--- INPUT ROWS ---

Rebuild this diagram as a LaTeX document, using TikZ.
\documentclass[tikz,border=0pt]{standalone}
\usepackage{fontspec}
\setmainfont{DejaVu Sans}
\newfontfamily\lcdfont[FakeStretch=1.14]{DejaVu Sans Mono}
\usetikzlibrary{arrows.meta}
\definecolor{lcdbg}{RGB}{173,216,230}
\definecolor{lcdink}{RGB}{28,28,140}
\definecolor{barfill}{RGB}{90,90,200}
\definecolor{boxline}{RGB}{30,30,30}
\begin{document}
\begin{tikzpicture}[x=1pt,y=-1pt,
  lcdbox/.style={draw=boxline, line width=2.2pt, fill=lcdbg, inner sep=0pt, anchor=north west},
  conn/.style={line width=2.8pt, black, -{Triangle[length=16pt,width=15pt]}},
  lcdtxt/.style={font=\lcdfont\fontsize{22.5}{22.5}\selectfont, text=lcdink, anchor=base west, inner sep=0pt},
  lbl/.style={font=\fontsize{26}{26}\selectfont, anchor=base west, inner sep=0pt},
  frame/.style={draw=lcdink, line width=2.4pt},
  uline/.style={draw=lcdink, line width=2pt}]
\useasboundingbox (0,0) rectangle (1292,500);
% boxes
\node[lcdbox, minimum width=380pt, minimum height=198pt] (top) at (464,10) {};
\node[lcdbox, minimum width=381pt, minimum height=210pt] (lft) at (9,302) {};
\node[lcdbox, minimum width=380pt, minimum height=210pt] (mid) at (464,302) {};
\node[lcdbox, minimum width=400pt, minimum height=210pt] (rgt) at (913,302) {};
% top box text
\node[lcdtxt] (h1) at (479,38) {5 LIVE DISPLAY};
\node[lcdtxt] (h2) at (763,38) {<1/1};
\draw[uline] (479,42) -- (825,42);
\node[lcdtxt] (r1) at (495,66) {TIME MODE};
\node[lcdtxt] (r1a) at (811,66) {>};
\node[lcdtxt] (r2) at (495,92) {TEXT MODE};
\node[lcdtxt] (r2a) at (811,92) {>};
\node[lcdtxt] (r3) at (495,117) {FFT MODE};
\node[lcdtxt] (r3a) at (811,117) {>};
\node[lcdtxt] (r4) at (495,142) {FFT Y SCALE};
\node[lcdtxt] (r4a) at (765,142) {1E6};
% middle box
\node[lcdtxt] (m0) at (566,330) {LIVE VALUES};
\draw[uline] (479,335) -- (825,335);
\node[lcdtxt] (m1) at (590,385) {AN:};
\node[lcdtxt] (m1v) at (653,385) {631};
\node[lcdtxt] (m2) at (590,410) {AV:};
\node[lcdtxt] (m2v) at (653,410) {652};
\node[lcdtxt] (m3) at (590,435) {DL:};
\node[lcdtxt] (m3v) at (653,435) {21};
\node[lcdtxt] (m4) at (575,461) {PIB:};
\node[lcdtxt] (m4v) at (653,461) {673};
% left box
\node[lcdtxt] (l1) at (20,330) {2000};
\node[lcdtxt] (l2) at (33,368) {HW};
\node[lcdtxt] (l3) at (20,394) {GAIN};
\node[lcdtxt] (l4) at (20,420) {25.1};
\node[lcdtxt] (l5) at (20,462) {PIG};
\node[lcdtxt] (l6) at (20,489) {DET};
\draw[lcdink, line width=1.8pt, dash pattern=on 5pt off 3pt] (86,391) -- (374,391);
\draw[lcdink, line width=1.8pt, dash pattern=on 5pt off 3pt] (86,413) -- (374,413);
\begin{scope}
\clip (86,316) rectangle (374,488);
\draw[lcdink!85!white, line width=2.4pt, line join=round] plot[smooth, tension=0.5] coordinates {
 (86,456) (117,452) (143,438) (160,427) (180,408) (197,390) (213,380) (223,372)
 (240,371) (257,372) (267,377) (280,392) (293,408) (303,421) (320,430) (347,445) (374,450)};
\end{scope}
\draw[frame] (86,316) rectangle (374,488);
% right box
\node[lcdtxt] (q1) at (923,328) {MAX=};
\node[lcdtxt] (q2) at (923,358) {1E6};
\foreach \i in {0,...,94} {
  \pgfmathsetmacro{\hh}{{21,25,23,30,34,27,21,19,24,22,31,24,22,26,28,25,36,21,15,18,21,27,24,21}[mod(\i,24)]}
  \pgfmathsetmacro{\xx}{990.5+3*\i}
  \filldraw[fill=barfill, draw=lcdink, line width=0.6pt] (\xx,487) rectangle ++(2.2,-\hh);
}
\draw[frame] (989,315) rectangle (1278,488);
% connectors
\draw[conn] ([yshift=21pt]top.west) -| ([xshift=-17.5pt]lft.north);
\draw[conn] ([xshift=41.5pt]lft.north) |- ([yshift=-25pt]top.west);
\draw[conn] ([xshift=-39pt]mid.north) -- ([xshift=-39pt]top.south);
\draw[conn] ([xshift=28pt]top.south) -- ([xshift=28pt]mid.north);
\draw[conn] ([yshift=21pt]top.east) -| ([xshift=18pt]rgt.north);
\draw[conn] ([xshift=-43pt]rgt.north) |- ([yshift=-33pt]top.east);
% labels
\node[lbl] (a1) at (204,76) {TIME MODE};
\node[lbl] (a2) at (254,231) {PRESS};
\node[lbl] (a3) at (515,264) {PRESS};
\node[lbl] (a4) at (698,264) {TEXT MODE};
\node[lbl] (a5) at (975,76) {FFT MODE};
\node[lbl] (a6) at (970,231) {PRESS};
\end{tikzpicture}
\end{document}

---
--- INPUT ROWS ---

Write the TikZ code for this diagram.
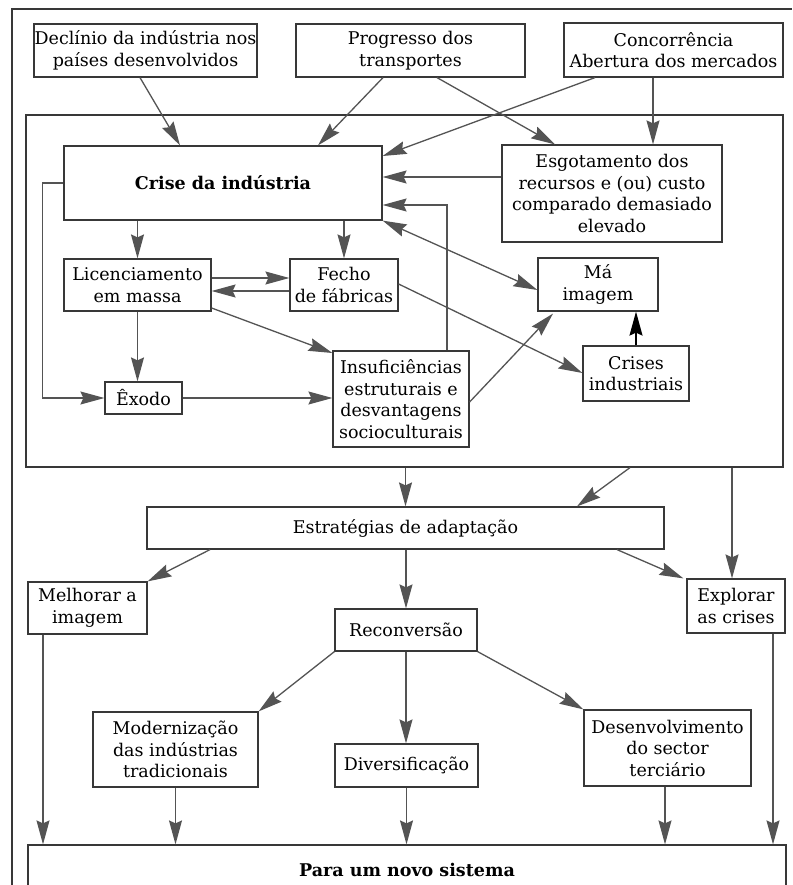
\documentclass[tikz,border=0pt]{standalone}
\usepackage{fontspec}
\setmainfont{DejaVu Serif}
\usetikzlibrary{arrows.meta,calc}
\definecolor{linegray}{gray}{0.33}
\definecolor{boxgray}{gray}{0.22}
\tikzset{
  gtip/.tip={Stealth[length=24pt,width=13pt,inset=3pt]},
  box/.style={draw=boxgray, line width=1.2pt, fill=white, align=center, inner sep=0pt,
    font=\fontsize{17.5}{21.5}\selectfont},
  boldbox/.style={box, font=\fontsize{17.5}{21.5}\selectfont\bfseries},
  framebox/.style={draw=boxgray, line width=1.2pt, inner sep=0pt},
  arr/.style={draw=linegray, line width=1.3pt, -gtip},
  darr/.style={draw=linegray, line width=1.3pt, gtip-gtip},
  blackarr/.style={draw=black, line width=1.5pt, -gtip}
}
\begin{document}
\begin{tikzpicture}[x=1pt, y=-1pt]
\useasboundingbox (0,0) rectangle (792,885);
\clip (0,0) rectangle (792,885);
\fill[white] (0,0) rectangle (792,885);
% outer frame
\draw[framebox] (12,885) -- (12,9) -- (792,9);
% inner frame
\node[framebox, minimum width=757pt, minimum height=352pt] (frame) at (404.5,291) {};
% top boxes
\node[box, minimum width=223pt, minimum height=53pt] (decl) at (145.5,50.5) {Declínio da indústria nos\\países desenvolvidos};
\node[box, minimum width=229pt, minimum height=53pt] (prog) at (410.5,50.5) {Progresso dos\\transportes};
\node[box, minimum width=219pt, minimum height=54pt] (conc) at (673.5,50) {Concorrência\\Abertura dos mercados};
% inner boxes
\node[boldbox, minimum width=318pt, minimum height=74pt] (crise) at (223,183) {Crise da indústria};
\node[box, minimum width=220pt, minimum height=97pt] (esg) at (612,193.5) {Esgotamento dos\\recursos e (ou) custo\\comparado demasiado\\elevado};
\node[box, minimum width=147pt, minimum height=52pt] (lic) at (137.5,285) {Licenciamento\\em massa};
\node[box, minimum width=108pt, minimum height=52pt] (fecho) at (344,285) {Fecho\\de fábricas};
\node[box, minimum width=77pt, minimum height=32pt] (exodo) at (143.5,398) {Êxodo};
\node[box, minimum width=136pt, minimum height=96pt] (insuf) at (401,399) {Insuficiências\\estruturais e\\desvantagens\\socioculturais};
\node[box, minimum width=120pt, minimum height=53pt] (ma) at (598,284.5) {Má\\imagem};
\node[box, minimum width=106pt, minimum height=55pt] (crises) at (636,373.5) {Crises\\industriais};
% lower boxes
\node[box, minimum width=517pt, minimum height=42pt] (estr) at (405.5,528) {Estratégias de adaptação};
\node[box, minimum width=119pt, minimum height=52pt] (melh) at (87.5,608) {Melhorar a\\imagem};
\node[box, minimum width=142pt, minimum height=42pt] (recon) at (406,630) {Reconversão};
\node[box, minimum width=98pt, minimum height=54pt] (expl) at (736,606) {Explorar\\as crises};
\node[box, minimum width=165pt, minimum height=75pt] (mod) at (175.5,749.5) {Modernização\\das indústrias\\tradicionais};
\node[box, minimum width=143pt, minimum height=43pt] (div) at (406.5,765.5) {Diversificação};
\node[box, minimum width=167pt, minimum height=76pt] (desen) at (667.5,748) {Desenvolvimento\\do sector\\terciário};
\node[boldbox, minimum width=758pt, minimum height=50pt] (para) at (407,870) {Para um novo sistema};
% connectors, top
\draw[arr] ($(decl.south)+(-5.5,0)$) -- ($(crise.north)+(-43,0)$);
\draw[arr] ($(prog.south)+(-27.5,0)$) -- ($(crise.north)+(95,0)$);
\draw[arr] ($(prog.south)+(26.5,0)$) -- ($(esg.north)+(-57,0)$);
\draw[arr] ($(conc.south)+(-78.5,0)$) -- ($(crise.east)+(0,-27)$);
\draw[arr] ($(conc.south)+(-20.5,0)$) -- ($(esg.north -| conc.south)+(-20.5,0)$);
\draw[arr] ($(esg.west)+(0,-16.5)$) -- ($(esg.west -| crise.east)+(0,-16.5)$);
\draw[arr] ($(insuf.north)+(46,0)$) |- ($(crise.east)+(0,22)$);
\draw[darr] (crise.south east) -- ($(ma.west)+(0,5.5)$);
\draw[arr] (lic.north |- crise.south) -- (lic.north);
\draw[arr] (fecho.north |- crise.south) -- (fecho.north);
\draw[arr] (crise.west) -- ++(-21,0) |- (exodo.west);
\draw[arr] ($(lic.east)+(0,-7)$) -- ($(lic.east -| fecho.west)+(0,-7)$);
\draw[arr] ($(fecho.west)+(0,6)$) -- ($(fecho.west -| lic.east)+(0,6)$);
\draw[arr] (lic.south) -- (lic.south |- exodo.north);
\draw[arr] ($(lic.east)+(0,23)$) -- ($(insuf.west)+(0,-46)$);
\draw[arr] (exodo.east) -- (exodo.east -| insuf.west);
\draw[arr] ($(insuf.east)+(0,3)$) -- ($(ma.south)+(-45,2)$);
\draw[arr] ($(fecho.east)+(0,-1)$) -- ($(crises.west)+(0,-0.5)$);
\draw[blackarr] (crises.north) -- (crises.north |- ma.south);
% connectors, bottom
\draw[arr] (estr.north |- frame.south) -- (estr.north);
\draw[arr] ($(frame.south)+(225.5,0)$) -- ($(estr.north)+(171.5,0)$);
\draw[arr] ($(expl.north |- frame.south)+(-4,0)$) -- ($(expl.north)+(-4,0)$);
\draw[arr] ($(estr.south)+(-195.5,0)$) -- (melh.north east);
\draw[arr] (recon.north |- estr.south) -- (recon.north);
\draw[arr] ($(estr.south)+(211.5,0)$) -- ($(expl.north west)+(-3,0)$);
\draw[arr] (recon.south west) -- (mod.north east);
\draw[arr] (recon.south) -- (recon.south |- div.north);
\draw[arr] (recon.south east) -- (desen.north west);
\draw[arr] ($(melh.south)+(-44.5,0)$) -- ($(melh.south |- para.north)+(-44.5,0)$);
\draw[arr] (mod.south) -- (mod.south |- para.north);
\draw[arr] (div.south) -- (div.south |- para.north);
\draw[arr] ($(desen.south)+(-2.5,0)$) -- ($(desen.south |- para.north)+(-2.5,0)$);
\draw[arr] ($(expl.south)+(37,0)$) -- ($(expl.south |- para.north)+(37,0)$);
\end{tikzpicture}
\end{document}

---

[WHAT YOU HAVE TO DO]: Copy each line of the records that contains the word "this".

[WORKED ANSWER]:
Rebuild this diagram as a LaTeX document, using TikZ.
Write the TikZ code for this diagram.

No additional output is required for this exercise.